Third, multi-polarity is emerging, even though the US remains the super-dominant power. But as budding superpowers rise, they too see multilateralism as a messy and unnecessary constraint on their power. How should South Africa engage with both established and emerging powers to strengthen commitment to effective cooperation?

Lastly, in this complex world, ‘strategic partnerships’ are essential tools in countries’ foreign policies. They serve two purposes. Firstly, they play an important bilateral role, for example in the economic sphere where they have great potential for trade, investment and innovation opportunities. Secondly, they can achieve broader goals related to global challenges where both countries share common interests and principles.

Such global challenges don’t fall into the narrow self-interest category, but rather should help advance global and regional public goods. South Africa has advanced the public goods agenda since 1994, especially in its contribution to continental institution-building. Many of those successes were achieved by building strategic African partnerships, a approach South Africa should adopt as Madame Dlamini-Zuma settles into the tough job of AU Chair. But who should we prioritise in our strategic partnerships in Africa, the South and the North?

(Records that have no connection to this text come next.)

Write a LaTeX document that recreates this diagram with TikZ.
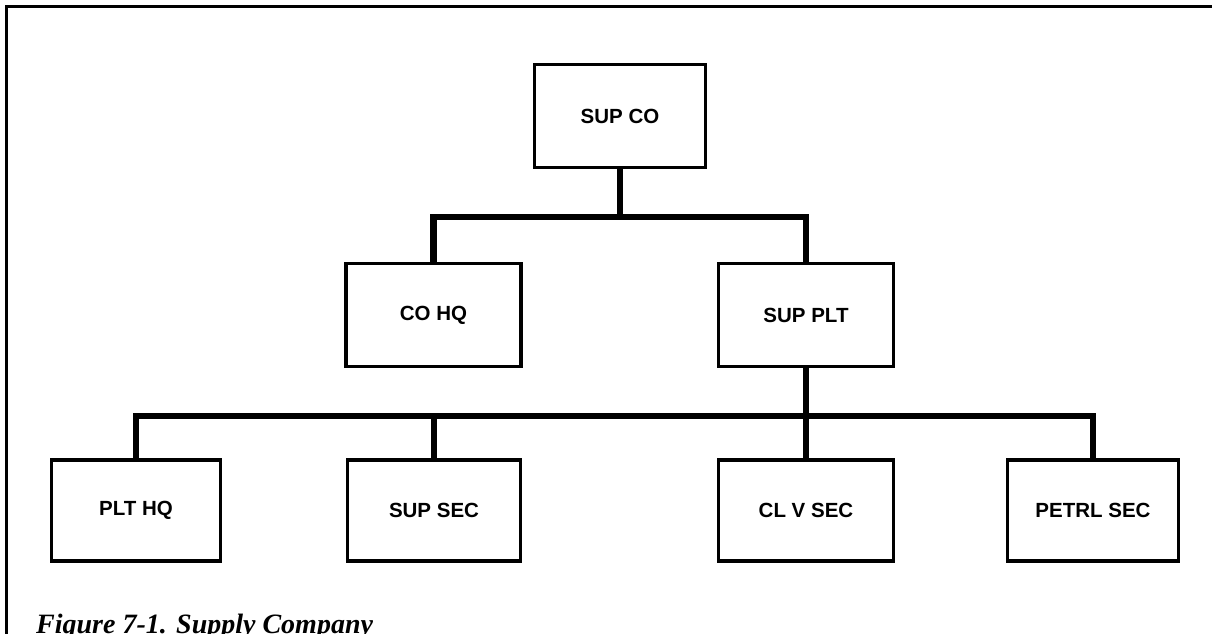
\documentclass[tikz,border=0pt]{standalone}
\usepackage{fontspec}
\setmainfont{Liberation Sans}
\newfontfamily\capfont{Liberation Serif}
\begin{document}
\begin{tikzpicture}[x=1pt,y=-1pt,
  unit/.style={draw=black, line width=3.8pt, fill=white, inner sep=0pt,
    minimum height=103pt, font=\bfseries\fontsize{20.5}{22}\selectfont},
  conn/.style={draw=black, line width=6.5pt, line join=miter},
  frame/.style={draw=black, line width=3pt}]
\useasboundingbox (0,0) rectangle (1212,634);
\draw[frame] (6,640) -- (6,7) -- (1212,7);

\node[unit, minimum width=171pt] (supco) at (620,116) {SUP CO};
\node[unit, minimum width=175pt] (cohq) at (433.5,315) {CO HQ};
\node[unit, minimum width=175pt] (supplt) at (806,315) {SUP PLT};
\node[unit, minimum width=169pt, minimum height=101pt] (plthq) at (136,510.5) {PLT HQ};
\node[unit, minimum width=173pt, minimum height=101pt] (supsec) at (434,510.5) {SUP SEC};
\node[unit, minimum width=175pt, minimum height=101pt] (clvsec) at (806,510.5) {CL V SEC};
\node[unit, minimum width=171pt, minimum height=101pt] (petrlsec) at (1093,510.5) {PETRL SEC};

\coordinate (b1) at (620,217);
\coordinate (b2) at (806,416);

\draw[conn] (supco.south) -- (b1);
\draw[conn] (cohq.north) |- (b1) -| (supplt.north);
\draw[conn] (supplt.south) -- (clvsec.north);
\draw[conn] (plthq.north) |- (b2) -| (petrlsec.north);
\draw[conn] (supsec.north) -- (supsec.north |- b2);

\node[anchor=base west, inner sep=0pt,
  font=\capfont\bfseries\itshape\fontsize{28}{30}\selectfont] (cap) at (36,633)
  {Figure 7-1. Supply Company};
\end{tikzpicture}
\end{document}
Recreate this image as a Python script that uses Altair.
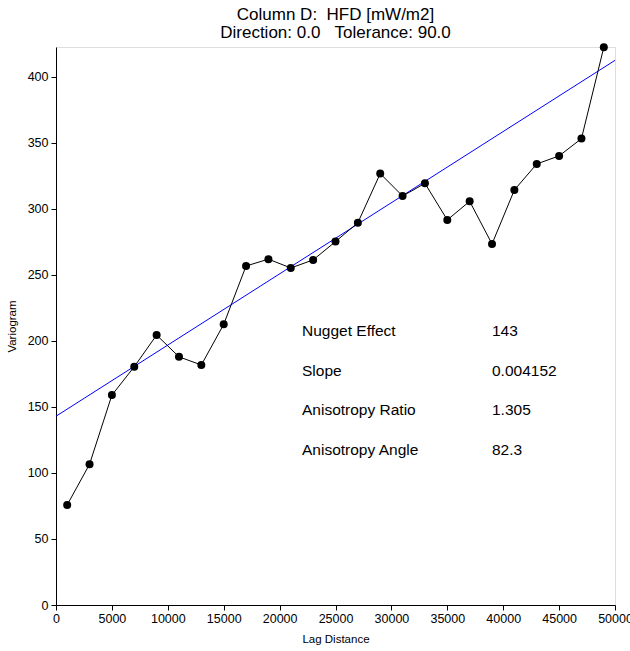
import altair as alt
import pandas as pd

lag = [1000, 3000, 5000, 7000, 9000, 11000, 13000, 15000, 17000, 19000, 21000,
       23000, 25000, 27000, 29000, 31000, 33000, 35000, 37000, 39000, 41000,
       43000, 45000, 47000, 49000]
gamma = [75.8, 106.6, 159, 180.5, 204.5, 188, 181.8, 212.6, 256.8, 262, 255.3,
         261.4, 275.3, 289.6, 326.8, 309.8, 319.4, 291.7, 305.8, 273.5, 314.4,
         334.1, 340.2, 353.3, 422.5]

fit_x = [0, 50000]
fit_y = [143, 412.6]

ann_labels = ["Nugget Effect", "Slope", "Anisotropy Ratio", "Anisotropy Angle"]
ann_values = ["143", "0.004152", "1.305", "82.3"]

title_lines = ["Column D:\u00a0\u00a0HFD [mW/m2]", "Direction: 0.0\u00a0\u00a0\u00a0Tolerance: 90.0"]

FONT = "Liberation Sans"
W, H = 559, 558

pts = pd.DataFrame({"lag": lag, "gamma": gamma})
fit = pd.DataFrame({"lag": fit_x, "gamma": fit_y})

xscale = alt.Scale(domain=[0, 50000], nice=False, zero=False)
yscale = alt.Scale(domain=[0, 422.7], nice=False)

xaxis = alt.Axis(values=list(range(0, 50001, 5000)), format="d", title="Lag Distance", grid=False,
                 labelFont=FONT, titleFont=FONT, labelFontSize=12.5, titleFontSize=11.5,
                 titleFontWeight="normal", labelColor="black", titleColor="black",
                 domainColor="black", tickColor="black", tickSize=5, labelPadding=2,
                 titlePadding=9, labelFlush=False, labelOverlap=False)
yaxis = alt.Axis(values=list(range(0, 401, 50)), format="d", title="Variogram", grid=False,
                 labelFont=FONT, titleFont=FONT, labelFontSize=12.5, titleFontSize=11.5,
                 titleFontWeight="normal", labelColor="black", titleColor="black",
                 domainColor="black", tickColor="black", tickSize=5, labelPadding=3,
                 titlePadding=10, labelFlush=False, labelOverlap=False)

line = alt.Chart(pts).mark_line(color="black", strokeWidth=1).encode(
    x=alt.X("lag:Q", scale=xscale, axis=xaxis),
    y=alt.Y("gamma:Q", scale=yscale, axis=yaxis),
)
points = alt.Chart(pts).mark_circle(color="black", size=64, opacity=1).encode(
    x=alt.X("lag:Q", scale=xscale),
    y=alt.Y("gamma:Q", scale=yscale),
)
fitline = alt.Chart(fit).mark_line(color="#0000ff", strokeWidth=1, clip=True).encode(
    x=alt.X("lag:Q", scale=xscale),
    y=alt.Y("gamma:Q", scale=yscale),
)

layers = [fitline, line, points]
for i, (lab, val) in enumerate(zip(ann_labels, ann_values)):
    ypix = 284 + i * 39.5
    layers.append(alt.Chart(pts).mark_text(
        text=lab, align="left", baseline="middle", font=FONT, fontSize=15.5, color="black"
    ).encode(x=alt.value(246), y=alt.value(ypix)).transform_filter("datum.lag == 1000"))
    layers.append(alt.Chart(pts).mark_text(
        text=val, align="left", baseline="middle", font=FONT, fontSize=15.5, color="black"
    ).encode(x=alt.value(436), y=alt.value(ypix)).transform_filter("datum.lag == 1000"))

chart = alt.layer(*layers).properties(
    width=W, height=H,
    title=alt.TitleParams(title_lines, anchor="middle", font=FONT, fontSize=17,
                          fontWeight="normal", color="black", lineHeight=18, offset=1),
    autosize=alt.AutoSizeParams(type="none"),
    padding={"left": 56, "top": 47, "right": 15, "bottom": 46},
).configure_view(stroke=None).configure(background="white")

chart.save("out.html", embed_options={"renderer": "svg", "actions": False})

Underlying all of this is South Africa’s ability to manage its internal socio-economic difficulties in a manner that illustrates its commitment to the values espoused in its constitution. After all, external expectations of South Africa as a significant global player emanate from the soft power of our values, our political transformation, and our commitment to being a shareholder in shaping the new interdependent enterprise that is our planet. That is where our credibility, reliability and legitimacy lie.